Explorando a questão de como o som influencia o movimento e de como este molda a corporalidade/fisicalidade, o intérprete António Oliveira apresentou um trabalho performativo que primou por um grande equilíbrio entre técnica, plástica visual e sensibilidade interpretativa.
No sábado, 13 de abril, foi a vez de um grande nome internacional subir ao palco do Cine-Teatro Louletano, para um dos espetáculos mais esperados do Som Riscado. O reconhecido e inquietante compositor e pianista francês Chassol estreou-se no sul, com o concerto “Big Sun”, um espetáculo que desafiou qualquer tentativa de classificação, com um público rendido às suas cativantes composições audiovisuais que combinam vozes, música, sons e imagens.
Na manhã de domingo, também inserida na programação do festival, Chassol dinamizou uma estimulante masterclass – foi a primeira vez que o músico fez algo do género em Portugal – em que os participantes tiveram o privilégio de contactar de perto com o pianista e de perceber em profundidade os seus processos criativos.
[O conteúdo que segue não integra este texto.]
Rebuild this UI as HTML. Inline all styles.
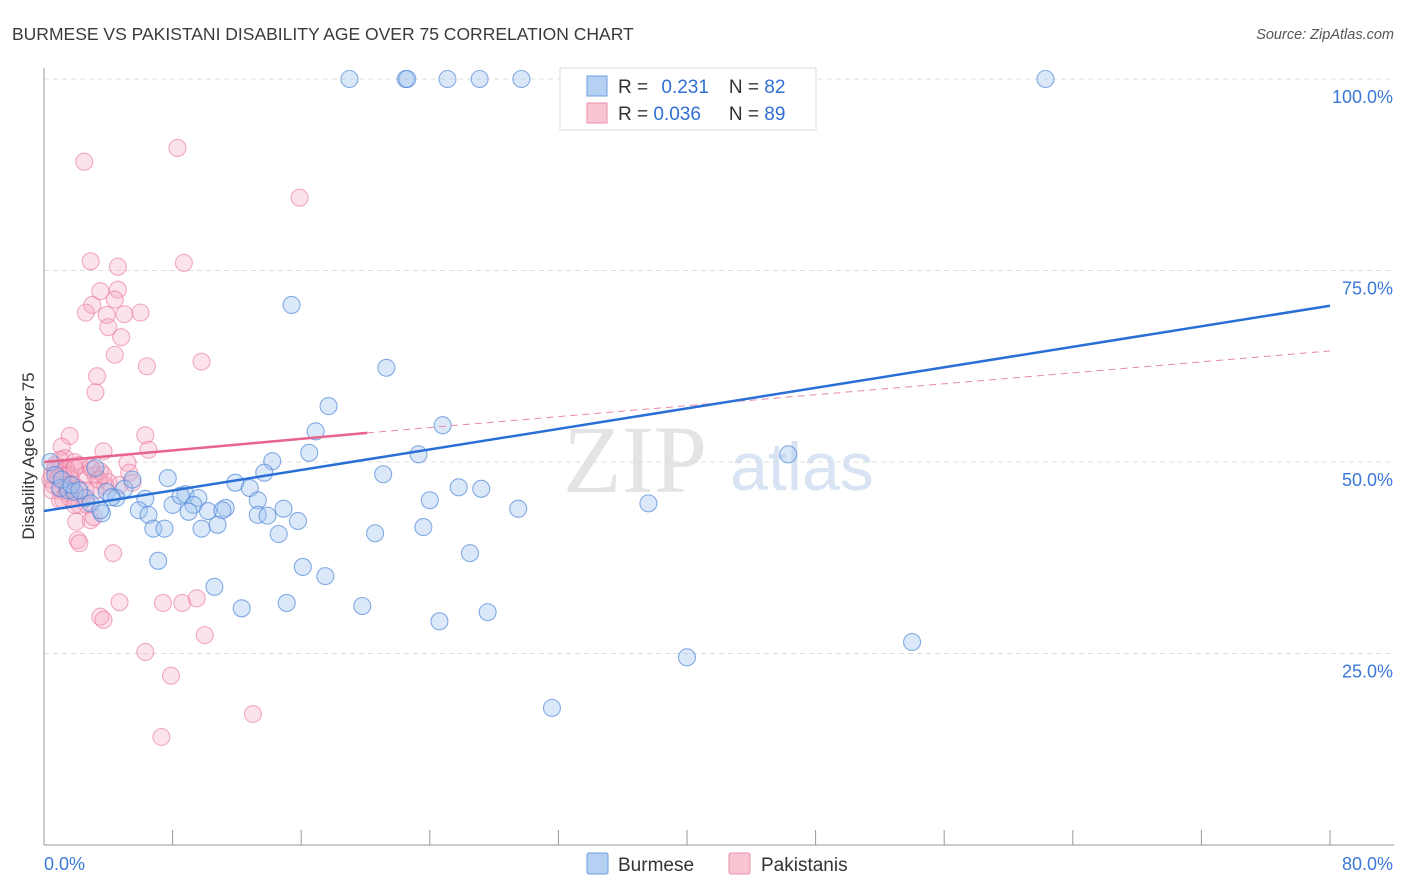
<!DOCTYPE html>
<html><head><meta charset="utf-8"><style>
body{margin:0;background:#fff;font-family:"Liberation Sans",sans-serif;}
svg{display:block}
</style></head><body>
<svg id="chart" width="1406" height="892">
<text x="12" y="40" font-size="17.5" fill="#3a3a3a">BURMESE VS PAKISTANI DISABILITY AGE OVER 75 CORRELATION CHART</text>
<text x="1394" y="39" font-size="14.5" fill="#555" font-style="italic" text-anchor="end">Source: ZipAtlas.com</text>
<text transform="translate(34,456) rotate(-90)" font-size="17" fill="#333" text-anchor="middle">Disability Age Over 75</text>
<text x="635" y="492" font-size="96" fill="#e4e4e4" font-family="Liberation Serif,serif" text-anchor="middle">ZIP</text>
<text x="802" y="490" font-size="68" fill="#d8e4f4" text-anchor="middle">atlas</text>
<g id="grid"></g><g id="axes"></g><g id="pts"></g><g id="trend"></g>
<g>
<rect x="560" y="68" width="256" height="62" fill="#fff" stroke="#ddd"/>
<rect x="587" y="76" width="20" height="20" fill="#b6d0f3" stroke="#6f9ee0"/>
<rect x="587" y="103" width="20" height="20" fill="#f9c5d3" stroke="#ea8eac"/>
<text x="618" y="93" font-size="19" fill="#333">R = <tspan fill="#2f6fd4" dx="8">0.231</tspan><tspan dx="20" fill="#333">N = </tspan><tspan fill="#2f6fd4">82</tspan></text>
<text x="618" y="120" font-size="19" fill="#333">R = <tspan fill="#2f6fd4">0.036</tspan><tspan dx="28" fill="#333">N = </tspan><tspan fill="#2f6fd4">89</tspan></text>
</g>
<g>
<rect x="587" y="853" width="21" height="21" rx="2" fill="#b6d0f3" stroke="#6f9ee0"/>
<text x="618" y="871" font-size="19" fill="#333">Burmese</text>
<rect x="729" y="853" width="21" height="21" rx="2" fill="#f9c5d3" stroke="#ea8eac"/>
<text x="761" y="871" font-size="19" fill="#333">Pakistanis</text>
</g>
</svg>
<script>
const yTicks=[25,50,75,100];
const yTickLabels=["25.0%","50.0%","75.0%","100.0%"];
const xEndLabels=["0.0%","80.0%"];
const burmeseX=[19.0,22.5,22.6,25.1,27.1,29.7,62.3,15.4,21.3,17.7,24.8,16.9,46.3,23.3,16.5,14.2,13.7,21.1,7.7,25.8,27.2,11.9,12.8,3.2,5.0,5.5,3.9,4.5,6.3,8.0,8.8,9.6,8.5,9.3,10.2,11.3,13.3,14.9,24.0,37.6,29.5,5.9,6.5,9.0,11.1,13.3,13.9,15.8,3.6,6.8,7.5,9.8,10.8,14.6,20.6,23.6,7.1,26.5,16.1,17.5,10.6,12.3,15.1,19.8,27.6,24.6,54.0,40.0,31.6,0.4,0.7,1.0,1.5,1.9,2.6,2.9,1.1,1.7,2.2,4.2,3.5];
const burmeseY=[100,100,100,100,100,100,100,70.5,62.3,57.3,54.8,54.0,51.0,51.0,51.2,50.1,48.6,48.4,47.9,46.7,46.5,47.3,46.6,49.2,46.5,47.7,46.1,45.3,45.2,44.4,45.8,45.3,45.6,44.4,43.6,44.0,45.0,43.9,45.0,44.6,43.9,43.7,43.1,43.5,43.7,43.1,43.0,42.3,43.3,41.3,41.3,41.3,41.8,40.6,40.7,41.5,37.1,38.1,36.3,35.1,33.7,30.9,31.6,31.2,30.4,29.2,26.5,24.5,17.9,50.0,48.3,46.6,46.3,46.1,45.3,44.6,47.7,47.0,46.3,45.4,43.7];
const pakX=[2.5,8.3,15.9,2.9,4.6,8.7,3.5,4.6,4.4,3.0,2.6,3.9,5.0,6.0,4.0,4.8,4.4,6.4,9.8,3.3,3.2,6.3,1.6,1.1,3.7,6.5,5.2,1.3,1.9,2.2,2.9,3.5,5.3,0.9,0.5,0.6,1.0,1.4,1.7,2.1,2.6,3.2,4.0,3.8,4.7,5.5,0.7,1.0,1.4,1.6,1.2,2.4,2.7,3.2,2.2,2.9,3.1,2.0,2.1,2.2,4.3,3.5,3.7,4.7,7.4,8.6,9.5,10.0,6.3,7.9,13.0,7.3,0.4,0.7,1.2,1.5,1.9,0.9,0.5,2.6,3.0,3.4,3.7,1.6,1.9,1.4,1.0];
const pakY=[89.2,91.0,84.5,76.2,75.5,76.0,72.3,72.5,71.2,70.5,69.5,69.2,69.3,69.5,67.6,66.3,64.0,62.5,63.1,61.2,59.1,53.5,53.4,52.0,51.4,51.6,49.9,50.5,50.0,49.6,49.3,48.8,48.6,49.0,48.3,47.0,46.3,46.0,47.7,46.6,48.3,48.3,47.4,46.9,47.0,47.3,49.6,50.3,49.0,48.3,45.0,45.4,44.4,46.3,44.4,42.4,42.8,42.2,39.8,39.4,38.1,29.8,29.4,31.7,31.6,31.6,32.2,27.4,25.2,22.1,17.1,14.1,47.7,49.0,48.2,47.0,49.2,47.9,46.3,46.3,49.0,47.7,48.3,45.3,44.4,46.6,45.0];
const burmeseTrendX=[0,80];
const burmeseTrendY=[43.6,70.4];
const pakTrendX=[0,20.1,80];
const pakTrendY=[50.0,53.8,64.5];

const NS="http://www.w3.org/2000/svg";
const X0=44,X1=1330,Y0=845,Y100=79;
function sx(v){return X0+(X1-X0)*v/80;}
function sy(v){return Y0-(Y0-Y100)*v/100;}
function mk(tag,attrs,parent){const e=document.createElementNS(NS,tag);for(const k in attrs)e.setAttribute(k,attrs[k]);parent.appendChild(e);return e;}
const grid=document.getElementById('grid'),axes=document.getElementById('axes'),pts=document.getElementById('pts'),trend=document.getElementById('trend');
yTicks.forEach((t,i)=>{
  const l=mk('line',{x1:X0,x2:1394,y1:sy(t),y2:sy(t),stroke:'#ddd','stroke-dasharray':'5,4'},grid);
  
  
  const tx=mk('text',{x:1393,y:sy(t)+24,'font-size':18,fill:'#3b78d8','text-anchor':'end'},axes);
  tx.textContent=yTickLabels[i];
  
  
});
const ya=mk('line',{x1:X0,x2:X0,y1:68,y2:Y0,stroke:'#999'},axes);


const xa=mk('line',{x1:X0,x2:1394,y1:Y0,y2:Y0,stroke:'#999'},axes);


for(let k=0;k<=10;k++){
  const v=k*8;
  const t=mk('line',{x1:sx(v),x2:sx(v),y1:830,y2:Y0,stroke:'#999'},axes);
  
  
}
const xl0=mk('text',{x:44,y:870,'font-size':18,fill:'#3b78d8'},axes);xl0.textContent=xEndLabels[0];


const xl1=mk('text',{x:1393,y:870,'font-size':18,fill:'#3b78d8','text-anchor':'end'},axes);xl1.textContent=xEndLabels[1];


pakX.forEach((x,i)=>{
  const c=mk('circle',{cx:sx(x),cy:sy(pakY[i]),r:8.5,fill:'rgba(245,165,190,0.32)',stroke:'rgba(232,120,158,0.6)','stroke-width':1.1},pts);
  
  
});
burmeseX.forEach((x,i)=>{
  const c=mk('circle',{cx:sx(x),cy:sy(burmeseY[i]),r:8.5,fill:'rgba(160,195,240,0.38)',stroke:'rgba(70,130,215,0.65)','stroke-width':1.1},pts);
  
  
});
const pd=mk('line',{x1:sx(pakTrendX[1]),y1:sy(pakTrendY[1]),x2:sx(pakTrendX[2]),y2:sy(pakTrendY[2]),stroke:'#e88aa8','stroke-width':1,'stroke-dasharray':'7,5'},trend);


const ps=mk('line',{x1:sx(pakTrendX[0]),y1:sy(pakTrendY[0]),x2:sx(pakTrendX[1]),y2:sy(pakTrendY[1]),stroke:'#e8648c','stroke-width':2.5},trend);


const bt=mk('line',{x1:sx(burmeseTrendX[0]),y1:sy(burmeseTrendY[0]),x2:sx(burmeseTrendX[1]),y2:sy(burmeseTrendY[1]),stroke:'#2a6fd6','stroke-width':2.5},trend);


</script>
</body></html>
Na mesma noite, mas no Auditório do Solar da Música Nova, aconteceu o momento provavelmente mais experimental da edição deste ano do festival, com a estreia de um coletivo de luxo: Vítor Rua & The Metaphysical Angels.
A banda veio a Loulé apresentar o álbum duplo “Androids Dream of Electric Guitar?”, no qual a guitarra está no epicentro em abordagens híbridas de matriz free jazz e onde a filiação musical dos temas se torna um desafio constante, com a intervenção de cada instrumento a revelar-se, a cada esquina, uma surpresa.
Talvez por isso o crítico e produtor musical Vasco Completo, da revista digital “Rimas e Batidas”, que acompanhou todo o Som Riscado, tenha afirmado que neste festival “gira o disco e nunca toca o mesmo”.
A fechar o festival, uma encomenda que juntou Noiserv ao fotógrafo louletano Luís da Cruz, reveladora da contínua (não apenas a nível do Som Riscado) aposta programática do Cine-Teatro Louletano na valorização dos talentos locais e na promoção de encontros inéditos com reconhecidas figuras do panorama artístico nacional.
Assim, no domingo, 14 de Abril, o Auditório do Solar da Música Nova recebeu uma surpreendente instalação-concerto, num dispositivo cénico não convencional em que Noiserv tocou dentro de uma estrutura composta por três telas de projeção, a qual transportou todos os que massivamente aderiram à singular performance para um universo contemplativo e poético em que o som de Noiserv dialogou harmoniosamente com as imagens de Luís da Cruz, num dos pontos altos do festival, conforme muitos espetadores destacariam posteriormente.
A aposta na afirmação e consolidação do Som Riscado – Festival de Música e Imagem de Loulé assume-se assim como uma das prioridades a nível da programação do Cine-Teatro Louletano, contribuindo para a formação e alargamento de públicos derivados da diversidade e arrojo da oferta artística apresentada, para uma maior democratização no acesso à Cultura e para um reforço da componente educativa e formativa bem como da mediação artística quer com a comunidade escolar quer com o público em geral.
Arriscar, inovar e envolver são os motes deste evento singular, que regressa em 2020 com novos protagonistas, abordagens e formatos.
O Cine-Teatro Louletano é uma estrutura cultural no domínio das artes performativas da Câmara Municipal de Loulé e está integrado na Rede Azul – Rede de Teatros do Algarve e na Rede 5 Sentidos.